The jojoba plant (Simmondsia chinensis) occurs naturally as a sprawling bush in south western USA and the western coast of Mexico, in areas where rainfall rarely exceeds 250mm per year – it is truly a desert plant.
The tribes indigenous to this region were using jojoba long before the Spanish Invasion. They used it to condition their skin and hair and to treat skin ailments. They also used the leaves as a tea. The Spanish were the first people to record its name, hence the difference between its spelling and its pronunciation.
Jojoba came into widespread use in cosmetics in the western world when it was considered no longer ethical to hunt sperm whales. It was also about this time that the use of cosmetics based on non-renewable petrochemicals was being questioned. Jojoba’s unique chemical structure has many similarities to spermaceti wax. It was realised that jojoba could be a more than adequate replacement, thus freeing the cosmetic industry of its strong links with whale hunting.

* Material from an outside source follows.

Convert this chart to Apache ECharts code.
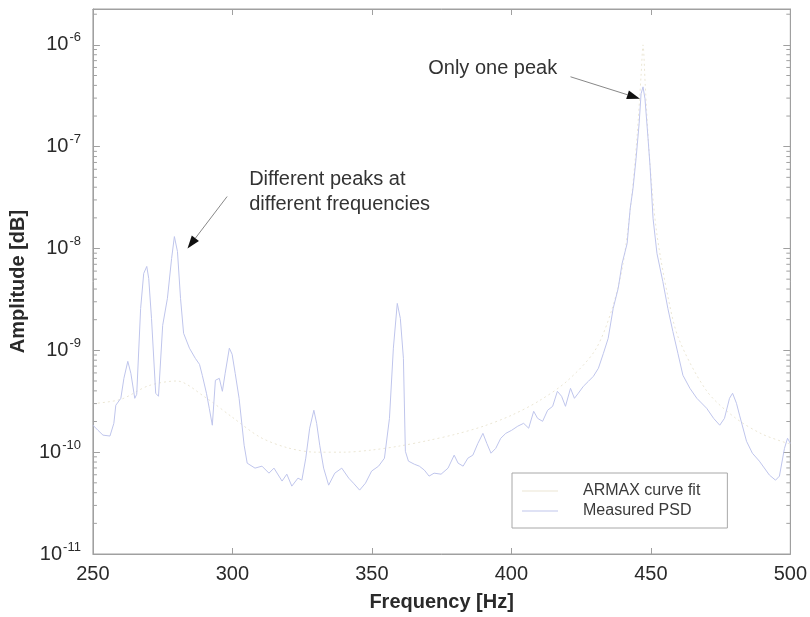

At this stage jojoba was mainly harvested from the wild and supplies were variable. Most jojoba plants now come from commercially cultivated improved varieties. In Australia it is grown in our inland farming areas where it is considerably less dependant on water than grain, cotton and other tree crops such as olives and nut trees.
Although it’s use as an additive to cosmetics is still increasing, more and more people are maximising the benefits of jojoba by using it on its own, knowing it is a completely natural product.